Thoughts on travel from Pico Iyer

Travel Writers & Books — By on December 26, 2006 at 7:15 am

There was a wonderful in-depth interview recently on World Hum with the travel writer Pico Iyer.  He is the author of Video Night in Kathmandu, Falling Off the Map, and a number of other titles.  Some excerts from the interview:

How do you think travel writing has evolved over the past 20 or 30 years?

I think it’s evolved a great deal. Partly because even when I was growing up, travel writing was mostly white, nearly always male, often from England, and about going to Africa and Kenya and surveying the strange customs of the natives. And I think now it is more and more about a half-Thai, half-German girl living in Iowa City, going to an Afghanistan full of German aid workers and Japanese businessmen.

And what used to be a very simple discussion between, in some ways, colonizer and colonized, is now a dialogue between a multi-cultural society and a multi-cultural person. All of which has made the texts much more interesting.

I think travel writing is also having to confront a challenge, which is a good challenge, namely the fact that it is not a remarkable thing now to describe Mongolia or Tibet because anyone can access them on the Internet or their TV screens. And so the person who goes there has to do something more and other than just bringing back the sights and sounds. … the travel writer has to extend the form and refresh it, to write a more inward kind of travel.

You are very adept at noticing trends, global trends, not only in cultures and how they’re exchanged, but also in people, and how they travel. Have you noticed anything in terms of after 9/11 versus pre- 9/11 about how that changed?

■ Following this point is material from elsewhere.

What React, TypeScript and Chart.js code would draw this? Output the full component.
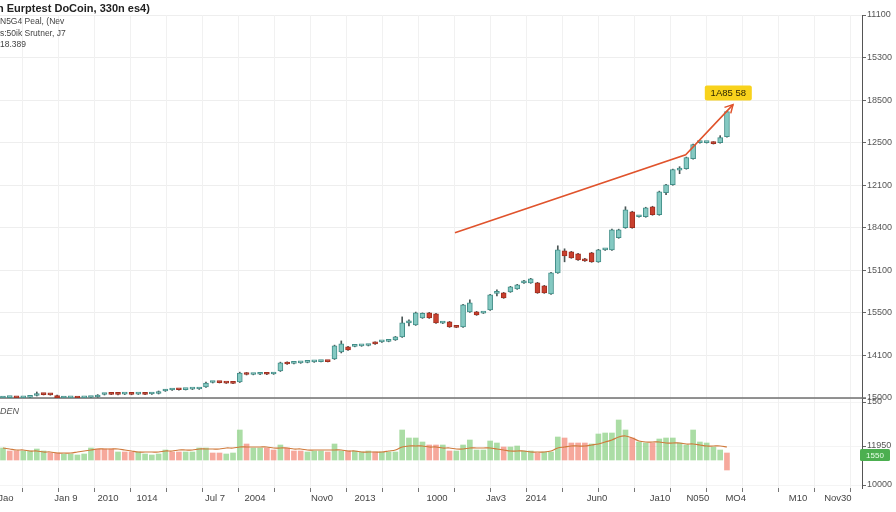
import React, { useEffect, useRef } from "react";
import { Chart, registerables } from "chart.js";
Chart.register(...registerables);

// ---------- DATA ----------
const opens = [14000,14004,14005,14002,14006,14025,14040,14038,14025,14000,
 14002,14004,14002,14005,14010,14035,14042,14040,14038,14040,
 14039,14042,14040,14045,14070,14080,14085,14084,14088,14090,
 14110,14155,14160,14154,14150,14160,14250,14235,14237,14242,
 14240,14270,14355,14345,14350,14355,14360,14364,14368,14390,
 14460,14510,14515,14520,14524,14555,14560,14565,14580,14610,
 14750,14730,14800,14850,14840,14748,14760,14710,14710,14860,
 14860,14848,14880,15045,15050,15060,15090,15150,15150,15150,
 15120,15040,15250,15470,15460,15440,15390,15450,15360,15480,
 15480,15600,15700,15860,15810,15810,15910,15830,16050,16130,
 16275,16290,16390,16550,16550,16555,16550,16610];
const closes = [14005,14007,14002,14006,14008,14045,14034,14032,14000,14004,
 14005,14000,14005,14007,14030,14040,14037,14036,14041,14036,
 14043,14037,14044,14065,14080,14085,14082,14088,14092,14094,
 14150,14160,14154,14149,14146,14250,14235,14238,14242,14237,
 14245,14350,14340,14350,14356,14360,14365,14369,14364,14520,
 14540,14480,14520,14525,14530,14540,14565,14570,14610,14750,
 14755,14850,14845,14800,14750,14752,14710,14706,14930,14950,
 14830,14852,15030,15050,15000,15110,15130,15170,15190,15050,
 15050,15250,15480,15420,15400,15380,15370,15360,15480,15485,
 15680,15680,15880,15700,15815,15900,15830,16060,16130,16280,
 16280,16400,16530,16560,16553,16540,16600,16860];
const highs = [14010,14012,14010,14010,14012,14060,14045,14042,14030,14008,
 14009,14008,14009,14011,14034,14045,14046,14044,14045,14044,
 14047,14046,14048,14070,14085,14090,14089,14092,14096,14098,
 14158,14165,14164,14158,14154,14258,14255,14242,14246,14246,
 14249,14358,14360,14354,14360,14364,14369,14373,14372,14528,
 14570,14515,14524,14529,14534,14560,14569,14574,14615,14810,
 14780,14858,14850,14855,14845,14757,14765,14714,14936,14980,
 14865,14856,15036,15080,15055,15115,15135,15175,15195,15155,
 15125,15255,15520,15490,15465,15445,15395,15455,15485,15490,
 15686,15686,15910,15865,15820,15905,15915,16066,16135,16286,
 16310,16406,16536,16565,16558,16560,16620,16866];
const lows = [13995,14000,13998,13998,14002,14020,14030,14028,13996,13996,
 13998,13996,13998,14001,14006,14030,14033,14032,14034,14032,
 14035,14033,14036,14040,14066,14076,14078,14080,14084,14086,
 14105,14150,14150,14145,14142,14155,14230,14231,14233,14233,
 14236,14265,14336,14341,14346,14351,14356,14360,14360,14385,
 14450,14475,14511,14516,14520,14536,14556,14561,14575,14605,
 14720,14725,14795,14795,14745,14743,14705,14702,14705,14855,
 14825,14844,14875,15020,14995,15055,15085,15145,15145,15045,
 15045,15035,15245,15360,15395,15375,15365,15355,15355,15475,
 15475,15595,15695,15695,15805,15805,15825,15825,16030,16125,
 16240,16285,16385,16545,16546,16536,16545,16605];

const volumes = [1200,900,900,900,900,1100,900,700,700,600,
 600,500,600,1200,1100,1100,1100,800,800,800,
 800,600,500,600,1000,800,800,800,800,1200,
 1200,700,700,600,700,3000,1600,1200,1200,1200,
 1000,1500,1200,900,900,800,900,900,800,1600,
 900,900,900,800,900,800,800,800,800,3000,
 2200,2200,1800,1500,1500,1500,900,900,1500,2000,
 1000,1000,1900,1700,1300,1300,1400,900,900,700,
 800,800,2300,2200,1700,1700,1700,1600,2600,2700,
 2700,4000,3000,2200,1800,1700,1700,2100,2200,2200,
 1700,1500,3000,1800,1700,1300,1000,700];
const lastVolumeLow = -1000;
const volumeUp = [1,0,0,1,1,1,1,0,0,1,
 1,1,1,1,0,0,0,1,0,0,
 1,1,1,1,1,0,0,1,1,1,
 1,0,0,1,1,1,0,1,1,0,
 0,1,0,0,0,1,1,1,0,1,
 1,0,1,1,1,0,1,1,1,1,
 1,1,1,0,0,1,0,1,1,1,
 1,1,1,1,0,1,1,1,1,0,
 1,1,1,0,0,0,0,1,1,1,
 1,1,1,0,1,1,0,1,1,1,
 1,1,1,1,1,1,1,0];
const volumeMA = [1200,1100,1000,1000,900,900,
 800,800,700,700,700,800,900,1000,
 1100,1100,1100,1100,1000,900,800,
 800,800,800,900,900,1000,1000,1000,
 1100,1100,1100,1100,1200,1200,
 1300,1300,1300,1300,1300,1200,1200,
 1200,1100,1100,1000,1000,1000,1000,
 1000,1000,900,900,800,800,800,800,900,1000,
 1300,1400,1400,1400,1300,1300,1200,1200,
 1100,1100,1200,1200,1200,1200,
 1100,1000,900,900,900,800,800,800,900,
 1200,1300,1400,1400,1400,1500,1600,1800,2000,
 2300,2400,2200,1900,1800,1800,
 1800,1700,1700,1700,1600,1600,1500,1400,1400,1400,
 1300];

const trendX = [66.8, 100.9, 107.9];
const trendY = [15650, 16430, 16930];
const annotationX = 107.2;
const annotationY = 17045;
const annotationLabel = "1A85 58";
const volumeTagValue = 500;
const volumeTagLabel = "1550";

const priceTickValues = [14000, 14425, 14850, 15275, 15700, 16125, 16550, 16975, 17400, 17825];
const priceTickLabels = ["15000", "14100", "15500", "15100", "18400", "12100", "12500", "18500", "15300", "11100"];
const volTickValues = [5800, 1400, -2500];
const volTickLabels = ["150", "11950", "10000"];
const xLabelPositions = [0.44, 9.31, 15.52, 21.28, 31.33, 37.25, 47.15, 53.5, 64.14, 72.86, 78.78, 87.79, 97.1, 102.7, 108.3, 117.5, 123.4];
const xLabels = ["Jao", "Jan 9", "2010", "1014", "Jul 7", "2004", "Nov0", "2013", "1000", "Jav3", "2014", "Jun0", "Ja10", "N050", "MO4", "M10", "Nov30"];

const titleLine = "n Eurptest DoCoin, 330n es4)";
const infoLines = ["N5G4 Peal, (Nev", "s:50ik Srutner, J7", "18.389"];
const volumePaneLabel = "DEN";

// ---------- STYLE ----------
const FONT = "'Liberation Sans', Arial, sans-serif";
const TEAL_FILL = "#84c9c2";
const TEAL_EDGE = "#438f89";
const RED_FILL = "#c9402e";
const RED_EDGE = "#a02f20";
const WICK = "#4a5656";
const VOL_UP = "rgba(120,200,110,0.62)";
const VOL_DOWN = "rgba(240,115,95,0.62)";
const MA_COLOR = "#cf7a3c";
const TREND_COLOR = "#e0532c";
const X_MIN = -0.44;
const X_MAX = 126.96;
const GRID_START = 2.95;
const GRID_STEP = 5.32;

const overlayPlugin = {
  id: "overlay",
  beforeDatasetsDraw(chart: any) {
    const { ctx, chartArea, scales } = chart;
    const y = scales.y;
    ctx.save();
    ctx.strokeStyle = "#6f6f6f";
    ctx.lineWidth = 1.5;
    ctx.beginPath();
    ctx.moveTo(chartArea.left, y.bottom);
    ctx.lineTo(chartArea.right + 4, y.bottom);
    ctx.stroke();
    ctx.restore();
  },
  afterDatasetsDraw(chart: any) {
    const { ctx, scales } = chart;
    const x = scales.x, y = scales.y, yv = scales.yVol;
    ctx.save();
    // arrow head
    const n = trendX.length;
    const ax = x.getPixelForValue(trendX[n - 1]);
    const ay = y.getPixelForValue(trendY[n - 1]);
    const bx = x.getPixelForValue(trendX[n - 2]);
    const by = y.getPixelForValue(trendY[n - 2]);
    const ang = Math.atan2(ay - by, ax - bx);
    ctx.strokeStyle = TREND_COLOR;
    ctx.lineWidth = 1.5;
    ctx.beginPath();
    ctx.moveTo(ax - 9 * Math.cos(ang - 0.5), ay - 9 * Math.sin(ang - 0.5));
    ctx.lineTo(ax, ay);
    ctx.lineTo(ax - 9 * Math.cos(ang + 0.5), ay - 9 * Math.sin(ang + 0.5));
    ctx.stroke();
    // yellow label
    const cx = x.getPixelForValue(annotationX);
    const cy = y.getPixelForValue(annotationY);
    const w = 47, h = 15;
    ctx.fillStyle = "#f8d21c";
    ctx.beginPath();
    (ctx as any).roundRect(cx - w / 2, cy - h / 2, w, h, 2);
    ctx.fill();
    ctx.fillStyle = "#2e2600";
    ctx.font = `9.5px ${FONT}`;
    ctx.textAlign = "center";
    ctx.textBaseline = "middle";
    ctx.fillText(annotationLabel, cx, cy + 0.5);
    // green tag on volume axis
    const ty = yv.getPixelForValue(volumeTagValue);
    ctx.fillStyle = "#4caf50";
    ctx.beginPath();
    (ctx as any).roundRect(yv.left - 2, ty - 6, 30, 12, 1.5);
    ctx.fill();
    ctx.fillStyle = "#e8ffe8";
    ctx.font = `8px ${FONT}`;
    ctx.fillText(volumeTagLabel, yv.left + 13, ty + 0.5);
    ctx.restore();
  },
};

export default function App() {
  const ref = useRef<HTMLCanvasElement>(null);
  useEffect(() => {
    const canvas = ref.current;
    if (!canvas) return;
    const last = closes.length - 1;
    const isUp = (i: number) => closes[i] >= opens[i];
    const chart = new Chart(canvas, {
      type: "bar",
      data: {
        datasets: [
          {
            type: "line",
            label: "trend",
            data: trendX.map((v, i) => ({ x: v, y: trendY[i] })),
            yAxisID: "y",
            xAxisID: "x",
            borderColor: TREND_COLOR,
            borderWidth: 1.6,
            pointRadius: 0,
            tension: 0,
            order: 1,
          } as any,
          {
            type: "bar",
            label: "body",
            data: closes.map((c, i) => ({ x: i, y: [opens[i], c] })),
            yAxisID: "y",
            xAxisID: "x",
            grouped: false,
            barThickness: 5,
            minBarLength: 2,
            backgroundColor: (c: any) => (isUp(c.dataIndex) ? TEAL_FILL : RED_FILL),
            borderColor: (c: any) => (isUp(c.dataIndex) ? TEAL_EDGE : RED_EDGE),
            borderWidth: 1,
            borderSkipped: false,
            order: 2,
          } as any,
          {
            type: "bar",
            label: "wick",
            data: highs.map((h, i) => ({ x: i, y: [lows[i], h] })),
            yAxisID: "y",
            xAxisID: "x",
            grouped: false,
            barThickness: 1,
            backgroundColor: WICK,
            borderWidth: 0,
            order: 3,
          } as any,
          {
            type: "line",
            label: "volMA",
            data: volumeMA.map((v, i) => ({ x: i, y: v })),
            yAxisID: "yVol",
            xAxisID: "x",
            borderColor: MA_COLOR,
            borderWidth: 1.2,
            pointRadius: 0,
            tension: 0.35,
            order: 4,
          } as any,
          {
            type: "bar",
            label: "volume",
            data: volumes.map((v, i) => ({ x: i, y: i === last ? [lastVolumeLow, v] : v })),
            yAxisID: "yVol",
            xAxisID: "x",
            grouped: false,
            barThickness: 5,
            backgroundColor: (c: any) => (volumeUp[c.dataIndex] ? VOL_UP : VOL_DOWN),
            borderWidth: 0,
            order: 5,
          } as any,
        ],
      },
      options: {
        responsive: false,
        animation: false,
        events: [],
        layout: { padding: { top: 15, left: 0, right: 0, bottom: 0 } },
        plugins: { legend: { display: false }, tooltip: { enabled: false } },
        scales: {
          y: {
            type: "linear",
            position: "right",
            stack: "main",
            stackWeight: 383,
            weight: 0,
            min: 14000,
            max: 17825,
            afterBuildTicks: (s: any) => {
              s.ticks = priceTickValues.map((v) => ({ value: v }));
            },
            afterFit: (s: any) => {
              s.width = 34;
              s.paddingTop = 0;
              s.paddingBottom = 0;
            },
            ticks: {
              autoSkip: false,
              padding: 1,
              color: "#555",
              font: { family: FONT, size: 9 },
              callback: (_v: any, i: number) => priceTickLabels[i],
            },
            grid: { color: "#eeeeee", tickColor: "#666", tickLength: 4, drawTicks: true },
            border: { display: true, color: "#555", width: 1 },
          },
          yVol: {
            type: "linear",
            position: "right",
            stack: "main",
            stackWeight: 90,
            weight: 1,
            min: -2800,
            max: 6200,
            afterBuildTicks: (s: any) => {
              s.ticks = volTickValues.map((v) => ({ value: v }));
            },
            afterFit: (s: any) => {
              s.width = 34;
              s.paddingTop = 0;
              s.paddingBottom = 0;
            },
            ticks: {
              autoSkip: false,
              padding: 1,
              color: "#555",
              font: { family: FONT, size: 9 },
              callback: (_v: any, i: number) => volTickLabels[i],
            },
            grid: { color: "#f4f4f4", tickColor: "#666", tickLength: 4, drawTicks: true },
            border: { display: true, color: "#555", width: 1 },
          },
          x2: {
            type: "linear",
            position: "bottom",
            weight: 0,
            min: X_MIN,
            max: X_MAX,
            offset: false,
            afterBuildTicks: (s: any) => {
              const t: any[] = [];
              for (let v = GRID_START; v <= X_MAX; v += GRID_STEP) t.push({ value: v });
              s.ticks = t;
            },
            afterFit: (s: any) => {
              s.height = 0;
              s.paddingLeft = 0;
              s.paddingRight = 0;
            },
            ticks: { display: false, autoSkip: false },
            grid: { color: "#f1f1f1", tickColor: "#777", tickLength: 4, drawTicks: true, offset: false },
            border: { display: false },
          },
          x: {
            type: "linear",
            position: "bottom",
            weight: 1,
            min: X_MIN,
            max: X_MAX,
            offset: false,
            afterBuildTicks: (s: any) => {
              s.ticks = xLabelPositions.map((v) => ({ value: v }));
            },
            afterFit: (s: any) => {
              s.height = 24;
              s.paddingLeft = 0;
              s.paddingRight = 0;
            },
            ticks: {
              autoSkip: false,
              maxRotation: 0,
              minRotation: 0,
              padding: 5,
              color: "#444",
              font: { family: FONT, size: 9.5 },
              callback: (_v: any, i: number) => xLabels[i],
            },
            grid: { display: false, drawTicks: false, offset: false },
            border: { display: false },
          },
        },
      } as any,
      plugins: [overlayPlugin],
    });
    return () => chart.destroy();
  }, []);

  return (
    <div
      style={{
        position: "fixed",
        left: 0,
        top: 0,
        width: 896,
        height: 512,
        background: "#fff",
        overflow: "hidden",
        fontFamily: FONT,
      }}
    >
      <canvas ref={ref} width={896} height={512} style={{ position: "absolute", left: 0, top: 0, width: 896, height: 512 }} />
      <div style={{ position: "absolute", left: -3, top: 2, fontSize: 11, fontWeight: 700, color: "#222", whiteSpace: "nowrap", lineHeight: "13px" }}>
        {titleLine}
      </div>
      {infoLines.map((t, i) => (
        <div
          key={i}
          style={{ position: "absolute", left: 0, top: 16 + i * 11.5, fontSize: 8.5, color: "#444", whiteSpace: "nowrap", lineHeight: "10px" }}
        >
          {t}
        </div>
      ))}
      <div style={{ position: "absolute", left: 0, top: 406, fontSize: 9, fontStyle: "italic", color: "#555", lineHeight: "11px" }}>
        {volumePaneLabel}
      </div>
    </div>
  );
}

In the rest of the world, I don’t see much of a change in perceptions of America except perhaps a hardening of that fundamental disjunction … which is that most parts of the world are quite skeptical or hostile towards the American government, but those same people love American culture and love nearly every American individual they meet.

A few years ago I went around to all the countries then covered by the “Trading With the Enemies Act” – Cuba, China, North Korea, and Vietnam – and I found … those people were more keen to meet Americans than anyone else.  And that’s something … that many people in this country who don’t travel, don’t know.

I suppose the only thing I notice is that the gap between America and the rest of the world does seem to be increasing. … The country that most wants to change the world is also the country that least wants to see or learn about the world.